--- GIVEN TASK ---
Write out the listing, please, but only from its first line through the line containing "const mLeft = 80, mRight", exactly as given and without pictures.

::::

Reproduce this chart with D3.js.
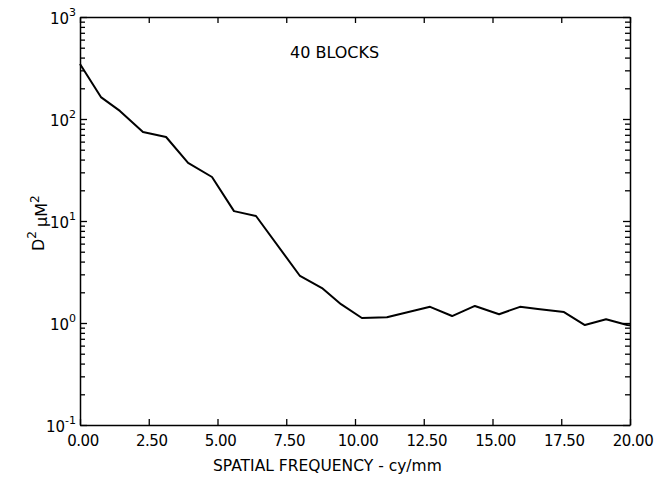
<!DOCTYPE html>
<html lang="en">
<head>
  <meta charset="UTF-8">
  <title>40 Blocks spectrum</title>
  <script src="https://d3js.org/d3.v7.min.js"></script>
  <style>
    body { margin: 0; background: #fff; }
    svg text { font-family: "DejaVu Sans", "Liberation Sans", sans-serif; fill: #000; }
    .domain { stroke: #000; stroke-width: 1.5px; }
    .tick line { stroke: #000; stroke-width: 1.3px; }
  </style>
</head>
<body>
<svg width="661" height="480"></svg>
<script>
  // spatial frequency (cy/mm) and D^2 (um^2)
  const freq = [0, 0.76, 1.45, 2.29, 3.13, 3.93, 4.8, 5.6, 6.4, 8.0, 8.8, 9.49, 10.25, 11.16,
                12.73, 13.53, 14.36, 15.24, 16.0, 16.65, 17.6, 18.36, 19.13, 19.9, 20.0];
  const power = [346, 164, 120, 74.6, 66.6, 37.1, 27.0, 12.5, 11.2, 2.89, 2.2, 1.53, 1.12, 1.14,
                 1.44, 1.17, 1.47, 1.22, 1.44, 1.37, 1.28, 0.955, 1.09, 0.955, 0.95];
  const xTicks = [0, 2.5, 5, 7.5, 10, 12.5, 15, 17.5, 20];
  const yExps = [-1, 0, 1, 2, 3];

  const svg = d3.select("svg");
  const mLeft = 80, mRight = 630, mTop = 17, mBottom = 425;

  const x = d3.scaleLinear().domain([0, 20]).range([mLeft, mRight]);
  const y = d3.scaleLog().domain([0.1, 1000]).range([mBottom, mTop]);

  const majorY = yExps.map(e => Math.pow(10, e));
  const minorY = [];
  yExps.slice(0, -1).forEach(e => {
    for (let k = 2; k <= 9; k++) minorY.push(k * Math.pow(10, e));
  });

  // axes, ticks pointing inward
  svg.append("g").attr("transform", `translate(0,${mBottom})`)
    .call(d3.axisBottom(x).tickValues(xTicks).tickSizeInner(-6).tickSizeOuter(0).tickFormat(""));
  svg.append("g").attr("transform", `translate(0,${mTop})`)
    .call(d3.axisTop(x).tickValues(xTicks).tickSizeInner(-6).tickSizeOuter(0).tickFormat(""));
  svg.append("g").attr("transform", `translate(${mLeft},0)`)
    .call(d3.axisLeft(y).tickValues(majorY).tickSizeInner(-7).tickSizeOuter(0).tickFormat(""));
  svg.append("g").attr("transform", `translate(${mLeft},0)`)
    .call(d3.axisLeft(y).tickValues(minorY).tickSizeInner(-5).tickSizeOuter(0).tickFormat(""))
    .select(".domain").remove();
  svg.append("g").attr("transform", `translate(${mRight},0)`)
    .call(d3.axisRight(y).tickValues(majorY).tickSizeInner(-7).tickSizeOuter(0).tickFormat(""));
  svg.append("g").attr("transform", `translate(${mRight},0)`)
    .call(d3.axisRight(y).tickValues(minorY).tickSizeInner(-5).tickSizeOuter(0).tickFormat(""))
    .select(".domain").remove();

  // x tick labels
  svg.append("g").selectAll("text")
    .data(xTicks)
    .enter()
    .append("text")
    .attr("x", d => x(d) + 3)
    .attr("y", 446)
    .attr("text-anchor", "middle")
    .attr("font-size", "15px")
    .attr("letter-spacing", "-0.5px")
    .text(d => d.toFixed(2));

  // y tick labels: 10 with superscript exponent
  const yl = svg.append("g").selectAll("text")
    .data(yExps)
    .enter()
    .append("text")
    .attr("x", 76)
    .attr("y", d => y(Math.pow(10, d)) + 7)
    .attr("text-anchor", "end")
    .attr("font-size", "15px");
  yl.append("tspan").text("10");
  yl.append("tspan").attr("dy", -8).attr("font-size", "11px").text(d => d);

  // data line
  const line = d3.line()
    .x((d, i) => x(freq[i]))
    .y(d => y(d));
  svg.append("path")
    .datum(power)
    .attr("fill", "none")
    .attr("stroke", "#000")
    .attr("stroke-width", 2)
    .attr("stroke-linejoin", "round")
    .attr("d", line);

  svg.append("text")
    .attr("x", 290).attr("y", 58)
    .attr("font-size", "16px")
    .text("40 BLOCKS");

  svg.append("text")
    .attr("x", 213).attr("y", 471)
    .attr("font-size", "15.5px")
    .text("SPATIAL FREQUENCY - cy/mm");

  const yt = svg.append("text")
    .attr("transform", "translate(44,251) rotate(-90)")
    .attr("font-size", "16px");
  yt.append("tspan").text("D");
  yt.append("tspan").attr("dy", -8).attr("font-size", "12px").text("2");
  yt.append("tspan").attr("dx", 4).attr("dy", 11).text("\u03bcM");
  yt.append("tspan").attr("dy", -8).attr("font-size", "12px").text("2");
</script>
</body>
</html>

::::

--- FULL RESPONSE ---
Reproduce this chart with D3.js.
<!DOCTYPE html>
<html lang="en">
<head>
  <meta charset="UTF-8">
  <title>40 Blocks spectrum</title>
  <script src="https://d3js.org/d3.v7.min.js"></script>
  <style>
    body { margin: 0; background: #fff; }
    svg text { font-family: "DejaVu Sans", "Liberation Sans", sans-serif; fill: #000; }
    .domain { stroke: #000; stroke-width: 1.5px; }
    .tick line { stroke: #000; stroke-width: 1.3px; }
  </style>
</head>
<body>
<svg width="661" height="480"></svg>
<script>
  // spatial frequency (cy/mm) and D^2 (um^2)
  const freq = [0, 0.76, 1.45, 2.29, 3.13, 3.93, 4.8, 5.6, 6.4, 8.0, 8.8, 9.49, 10.25, 11.16,
                12.73, 13.53, 14.36, 15.24, 16.0, 16.65, 17.6, 18.36, 19.13, 19.9, 20.0];
  const power = [346, 164, 120, 74.6, 66.6, 37.1, 27.0, 12.5, 11.2, 2.89, 2.2, 1.53, 1.12, 1.14,
                 1.44, 1.17, 1.47, 1.22, 1.44, 1.37, 1.28, 0.955, 1.09, 0.955, 0.95];
  const xTicks = [0, 2.5, 5, 7.5, 10, 12.5, 15, 17.5, 20];
  const yExps = [-1, 0, 1, 2, 3];

  const svg = d3.select("svg");
  const mLeft = 80, mRight = 630, mTop = 17, mBottom = 425;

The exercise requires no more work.